Providing equal living conditions for everyone was a crucial political pledge in East and West Germany after World War Two and an important element of the cold war competition of political systems. Initially the housing policies in both countries concentrated on new housing estates and rebuilding the demolished development. From the 1960s onwards the focus moved to the late 19th century tenements with poor living conditions on one side, but affordable rents on the other side. After the experiences with large scale demolition (Kahlschlagsanierung) in West Germany, the main challenge in both countries, was how to keep the renovation costs low in order to prove their viability versus demolition and reconstruction as well as how to let the tenants remain in their neighborhood. The questions of finances and maintainance of the social structure strongly influence the modernization projects in Germany until today. The aim of this paper is to discuss concepts and social effects of modernization projects for 19th century buildings in terms of social inclusion and social exclusion and to critically reflect some strategies in dealing with its unintended effects. Analizing the history of urban renewal programs is regarded here as a useful approach to investigate the varying perceptions of socio-spatial disparities and changing equalization policies.

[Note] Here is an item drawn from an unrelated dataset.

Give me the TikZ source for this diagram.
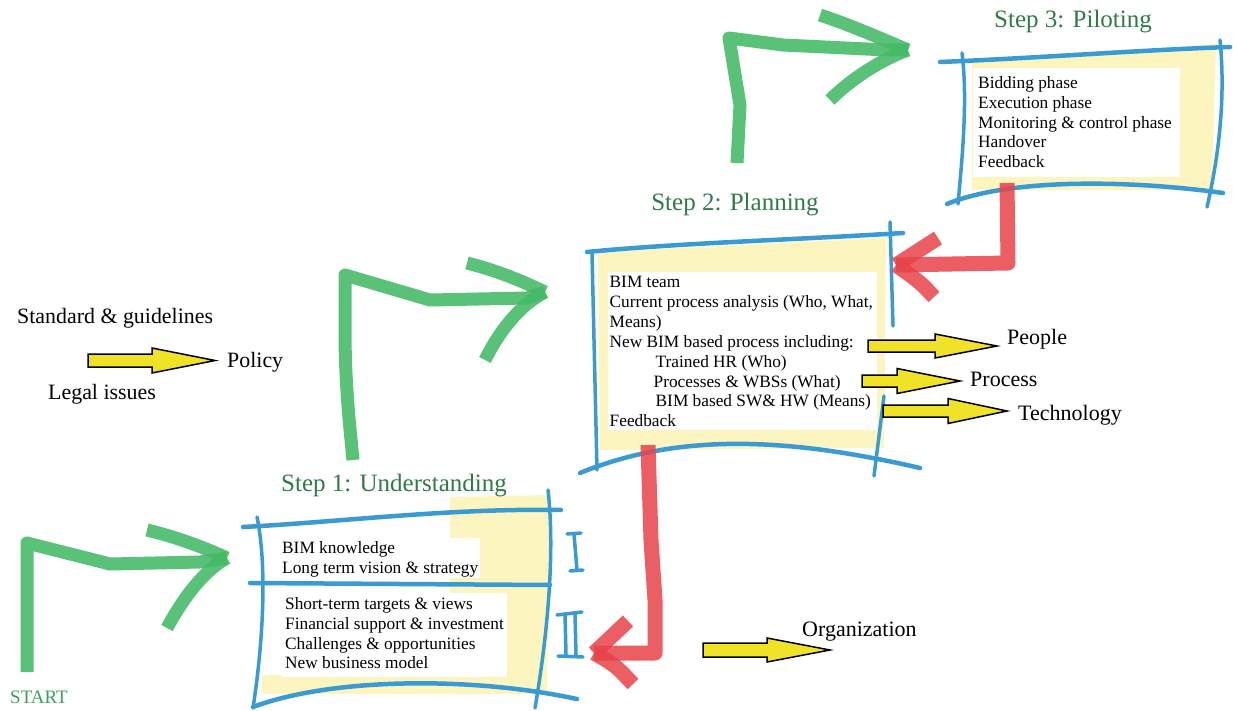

The Advocacy Planning and the Civil Rights Movement in the United States: The Architects' Renewal Committee and the Democratization of Urban Planning

Author(s)

Marianna Charitonidou (ETH Zürich)

Keywords

Advocacy Planning, Civil Rights Movement, Democratization of Urban Planning

Abstract

This paper takes as its point of departure advocacy planning approaches’ consideration that urban renewal is incompatible with any kind of socially effective urban planning. It focuses on analysing the Architects' Renewal Committee in Harlem (ARCH), the first organization solely devoted to advocacy planning in the United States, and places particular emphasis on the critiques of urban renewal strategies in the late 1960s in the North-Eastern American context, and on the emergence of groups that aimed to struggle for the civil rights of African Americans. It closely examines how the Architects' Renewal Committee in Harlem (ARCH) provided technical and design advice to communities who could otherwise not afford it, aspiring to democratize urban planning. It pays special attention to the analysis of ARCH’s program entitled “Architecture in the Neighborhoods” (1970), which aimed to recruit local black youth to become architects. In parallel, the paper compares the strategies of the Architects' Renewal Committee in Harlem (ARCH) with those of other groups struggling over the rights of minorities and the democratization of urban planning, such as The Architects’ Resistance (TAR), and National Organization of Minority Architecture Students (NOMAS). The Architects’ Resistance (TAR) was a group formed in 1968 by architecture students from Columbia GSAPP, MIT Department of Architecture, and Yale School of Architecture and was “concerned about the social responsibility of architects and the framework within which architecture is practiced.” The National Organization of Minority Architecture Students (NOMAS) played a major role in the struggle over civil rights for African Americans in the United States. It was founded by a group of African-American architects in Detroit, Michigan in 1971 during the AIA National Convention and aimed to defend the rights of minority design professionals. The paper presents how the above-mentioned groups aimed to reshape urban planning models in order to respond to the call for a more democratic society. It sheds light on how they reinvented the relationship between architecture and democracy.